→ **Your task**: Below, locate the line that contains "Clone this chart in Bokeh.". Repeat exactly from that line to the line that contains "from bokeh.resources import INLINE", inclusive, leaving out the pictures.

→ **Records from a data collection**:
━━━━━━

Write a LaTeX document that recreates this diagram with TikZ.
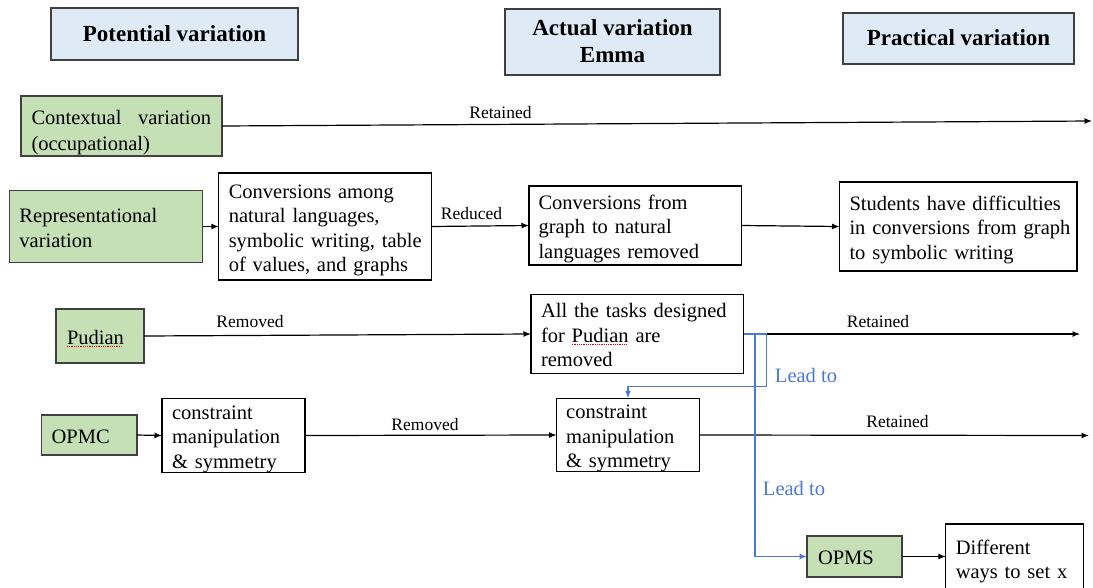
\documentclass[tikz,border=0pt]{standalone}
\usepackage{fontspec}
\setmainfont{Liberation Serif}
\usetikzlibrary{arrows.meta}
\definecolor{hdrfill}{HTML}{DEEBF7}
\definecolor{grnfill}{HTML}{C5E0B4}
\definecolor{linkblue}{HTML}{4A7BD0}
\definecolor{edgegray}{HTML}{404040}
\newsavebox\spbox
\newcommand\spellmark[1]{\sbox\spbox{#1}\rlap{\textcolor{red!85!black}{\leaders\hbox{\rule[-2.6pt]{1pt}{0.6pt}\kern0.8pt}\hskip\wd\spbox}}\usebox\spbox}
\newcommand\lns[2][-3.5pt]{\raisebox{#1}[\height][\depth]{\begin{tabular}{@{}l@{}}#2\end{tabular}}}
\newcommand\hdrtext[2][-2pt]{\raisebox{#1}[\height][\depth]{\begin{tabular}{@{}c@{}}#2\end{tabular}}}
\begin{document}
\begin{tikzpicture}[x=1pt,y=-1pt,
  every node/.style={inner sep=0pt,outer sep=0pt},
  hdrbox/.style={draw=edgegray,line width=1.4pt,fill=hdrfill,align=center,
    font=\fontsize{23}{27}\selectfont\bfseries},
  txt/.style={font=\fontsize{20.5}{24.5}\selectfont,align=left},
  wbox/.style={txt,draw=black,line width=1.3pt,fill=white},
  gbox/.style={txt,draw=edgegray,line width=1.4pt,fill=grnfill},
  lbl/.style={font=\fontsize{17.5}{20}\selectfont},
  bluelbl/.style={font=\fontsize{20.5}{24}\selectfont,text=linkblue},
  conn/.style={draw=black,line width=1.2pt,-{Latex[length=7.5pt,width=6pt]}},
  link/.style={draw=linkblue,line width=1.3pt,-{Latex[length=7.5pt,width=6pt]}}
]
\clip (0,0) rectangle (1093,587);
\fill[white] (0,0) rectangle (1093,587);

% headers
\node[hdrbox,minimum width=247pt,minimum height=52pt] (h1) at (174.5,34) {\hdrtext{Potential variation}};
\node[hdrbox,minimum width=215pt,minimum height=66pt] (h2) at (612.5,42) {\hdrtext{Actual variation\\Emma}};
\node[hdrbox,minimum width=231pt,minimum height=51pt] (h3) at (958.5,38.5) {\hdrtext[-1.5pt]{Practical variation}};

% row 1
\node[gbox,minimum width=201pt,minimum height=60pt,text width=180pt,
  font=\fontsize{20.5}{26.5}\selectfont] (ctx) at (121.5,126)
  {\lns[-6pt]{\makebox[179.5pt][l]{Contextual\hfill variation}\\(occupational)}};
\coordinate (ctxend) at (1092,121);

% row 2
\node[gbox,minimum width=193pt,minimum height=72pt,text width=173pt] (rep) at (106,226.5)
  {\lns{Representational\\variation}};
\node[wbox,minimum width=212.5pt,minimum height=107pt,text width=192.5pt] (conv) at (325,226.5)
  {\lns{Conversions among\\natural languages,\\symbolic writing, table\\of values, and graphs}};
\node[wbox,minimum width=212.5pt,minimum height=79pt,text width=193.5pt] (cgr) at (635.25,225.5)
  {\lns{Conversions from\\graph to natural\\languages removed}};
\node[wbox,minimum width=237.5pt,minimum height=89pt,text width=217.5pt] (stu) at (958.25,226.5)
  {\lns{Students have difficulties\\in conversions from graph\\to symbolic writing}};

% row 3
\node[gbox,minimum width=88pt,minimum height=54pt,text width=66pt] (pud) at (100,336)
  {\lns{\spellmark{Pudian}}};
\node[wbox,minimum width=212.5pt,minimum height=79pt,text width=192.5pt] (tasks) at (637.25,334)
  {\lns{All the tasks designed\\for \spellmark{Pudian} are\\removed}};
\coordinate (j1) at (755,334);
\coordinate (j2) at (766.5,334);
\coordinate (r3end) at (1080,334);

% row 4
\node[gbox,minimum width=95.3pt,minimum height=40pt,text width=75.3pt] (opmc) at (89.3,435)
  {\lns{OPMC}};
\node[wbox,minimum width=143pt,minimum height=73pt,text width=123pt] (cpot) at (233.5,435.5)
  {\lns{constraint\\manipulation\\\& symmetry}};
\node[wbox,minimum width=143pt,minimum height=73pt,text width=123.6pt] (cact) at (628,435)
  {\lns{constraint\\manipulation\\\& symmetry}};
\coordinate (r4end) at (1089,435.5);

% row 5
\node[gbox,minimum width=95pt,minimum height=41pt,text width=73pt] (opms) at (854.5,556.5)
  {\lns{OPMS}};
\node[wbox,minimum width=137.5pt,minimum height=68pt,text width=117.5pt] (diff) at (1014.5,558)
  {\lns{Different\\ways to set x}};

% connectors
\draw[conn] (ctx.east) -- (ctxend);
\draw[conn] (rep.east) -- (conv.west);
\draw[conn] (conv.east) -- (cgr.west);
\draw[conn] (cgr.east) -- (stu.west);
\draw[conn] (pud.east) -- (tasks.west);
\draw[conn] (j2) -- (r3end);
\draw[conn] (opmc.east) -- (cpot.west);
\draw[conn] (cpot.east) -- (cact.west);
\draw[conn] (cact.east) -- (r4end);
\draw[conn] (opms.east) -- (opms.east -| diff.west);

% blue links
\draw[link] (tasks.east) -- (j2) -- (766.5,386.5) -| (cact.north);
\draw[link] (j1) |- (opms.west);

% labels
\node[lbl] (lr1) at (500.5,112.5) {Retained};
\node[lbl] (lred) at (471.5,214) {Reduced};
\node[lbl] (lrem3) at (250,322) {Removed};
\node[lbl] (lret3) at (878,321.5) {Retained};
\node[lbl] (lrem4) at (425,425) {Removed};
\node[lbl] (lret4) at (897.5,422) {Retained};
\node[bluelbl] (lead1) at (806,375.5) {Lead to};
\node[bluelbl] (lead2) at (794,488.5) {Lead to};
\end{tikzpicture}
\end{document}
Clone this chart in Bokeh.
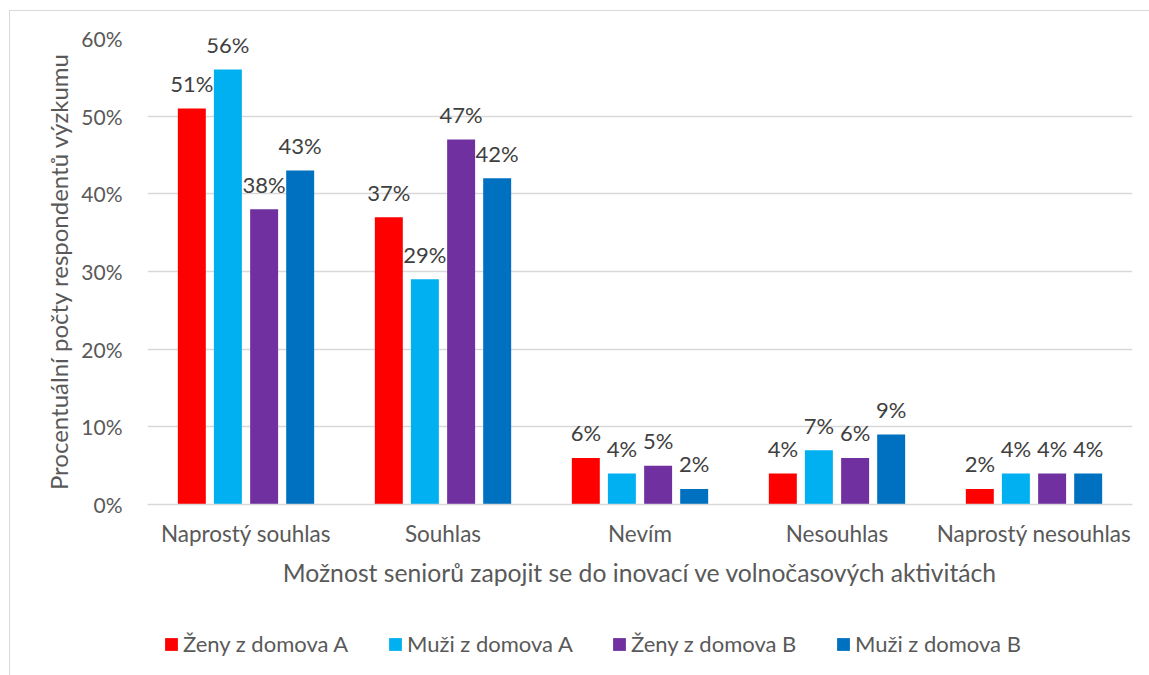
from bokeh.plotting import figure
from bokeh.layouts import column
from bokeh.models import FactorRange, Legend, LegendItem, NumeralTickFormatter, ColumnDataSource
from bokeh.transform import dodge
from bokeh.core.properties import value
from bokeh.embed import file_html
from bokeh.resources import INLINE

categories = ["Naprostý souhlas", "Souhlas", "Nevím", "Nesouhlas", "Naprostý nesouhlas"]
series_names = ["Ženy z domova A", "Muži z domova A", "Ženy z domova B", "Muži z domova B"]
zeny_a = [0.51, 0.37, 0.06, 0.04, 0.02]
muzi_a = [0.56, 0.29, 0.04, 0.07, 0.04]
zeny_b = [0.38, 0.47, 0.05, 0.06, 0.04]
muzi_b = [0.43, 0.42, 0.02, 0.09, 0.04]
colors = ["#FF0000", "#00B0F0", "#7030A0", "#0070C0"]
y_ticks = [0, 0.1, 0.2, 0.3, 0.4, 0.5, 0.6]
x_title = "Možnost seniorů zapojit se do inovací ve volnočasových aktivitách"
y_title = "Procentuální počty respondentů výzkumu"

FONT = "Lato"
series = [zeny_a, muzi_a, zeny_b, muzi_b]
offsets = [-0.275, -0.092, 0.092, 0.275]

p = figure(x_range=FactorRange(*categories), y_range=(0, 0.6),
           width=1139, height=599, output_backend="svg", toolbar_location=None,
           min_border_left=137, min_border_top=27, min_border_right=17, min_border_bottom=106)
p.outline_line_color = None
p.background_fill_color = "white"
p.border_fill_color = "white"

for name, vals, col, off in zip(series_names, series, colors, offsets):
    src = ColumnDataSource(dict(cat=categories, val=vals,
                                lbl=[f"{round(v * 100)}%" for v in vals]))
    p.vbar(x=dodge("cat", off, range=p.x_range), top="val", width=0.142,
           source=src, fill_color=col, line_color=None)
    p.text(x=dodge("cat", off, range=p.x_range), y="val", text="lbl", source=src,
           text_align="center", text_baseline="alphabetic", y_offset=-25,
           text_font=value(FONT), text_font_size="22px", text_color="#404040")

p.yaxis.ticker = y_ticks
p.yaxis.formatter = NumeralTickFormatter(format="0%")
p.ygrid.grid_line_color = "#d9d9d9"
p.ygrid.grid_line_width = 1.3
p.xgrid.grid_line_color = None

for ax in (p.xaxis[0], p.yaxis[0]):
    ax.axis_line_color = None
    ax.major_tick_line_color = None
    ax.minor_tick_line_color = None
    ax.major_label_text_font = FONT
    ax.major_label_text_color = "#595959"
    ax.axis_label_text_font = FONT
    ax.axis_label_text_color = "#595959"
    ax.axis_label_text_font_style = "normal"

p.yaxis.major_label_text_font_size = "21px"
p.xaxis.major_label_text_font_size = "22.5px"
p.xaxis.axis_label_text_font_size = "24.7px"
p.yaxis.axis_label_text_font_size = "24px"
p.xaxis.axis_label = x_title
p.yaxis.axis_label = y_title
p.xaxis.axis_line_color = "#d9d9d9"
p.xaxis.axis_line_width = 1.3
p.yaxis.major_label_standoff = 19
p.yaxis.axis_label_standoff = 5
p.xaxis.major_label_standoff = 9
p.xaxis.axis_label_standoff = 8

# legend in a separate strip below the chart
p2 = figure(x_range=(0, 1), y_range=(0, 1), width=1139, height=65,
            output_backend="svg", toolbar_location=None,
            min_border_left=0, min_border_right=0, min_border_top=0, min_border_bottom=0)
p2.axis.visible = False
p2.grid.visible = False
p2.outline_line_color = None
items = []
for name, col in zip(series_names, colors):
    # zero-height proxy bar outside the visible range, only for the legend swatch
    r = p2.vbar(x=[-10], top=[0], width=0.1, fill_color=col, line_color=None)
    items.append(LegendItem(label=name, renderers=[r]))
legend = Legend(items=items, orientation="horizontal", location=(16, 18),
                glyph_width=16, glyph_height=16, label_standoff=4, label_width=204,
                spacing=0, padding=0, margin=0, border_line_color=None,
                background_fill_alpha=0,
                label_text_font=FONT, label_text_font_size="22px", label_text_color="#595959")
p2.add_layout(legend, "center")

layout = column(p, p2, spacing=0,
                styles={"border-left": "1px solid #d9d9d9", "border-top": "1px solid #d9d9d9",
                        "margin-left": "9px", "margin-top": "10px"})

open("out.html", "w").write(file_html(layout, INLINE))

━━━━━━

→ **Result for this exercise**:
Clone this chart in Bokeh.
from bokeh.plotting import figure
from bokeh.layouts import column
from bokeh.models import FactorRange, Legend, LegendItem, NumeralTickFormatter, ColumnDataSource
from bokeh.transform import dodge
from bokeh.core.properties import value
from bokeh.embed import file_html
from bokeh.resources import INLINE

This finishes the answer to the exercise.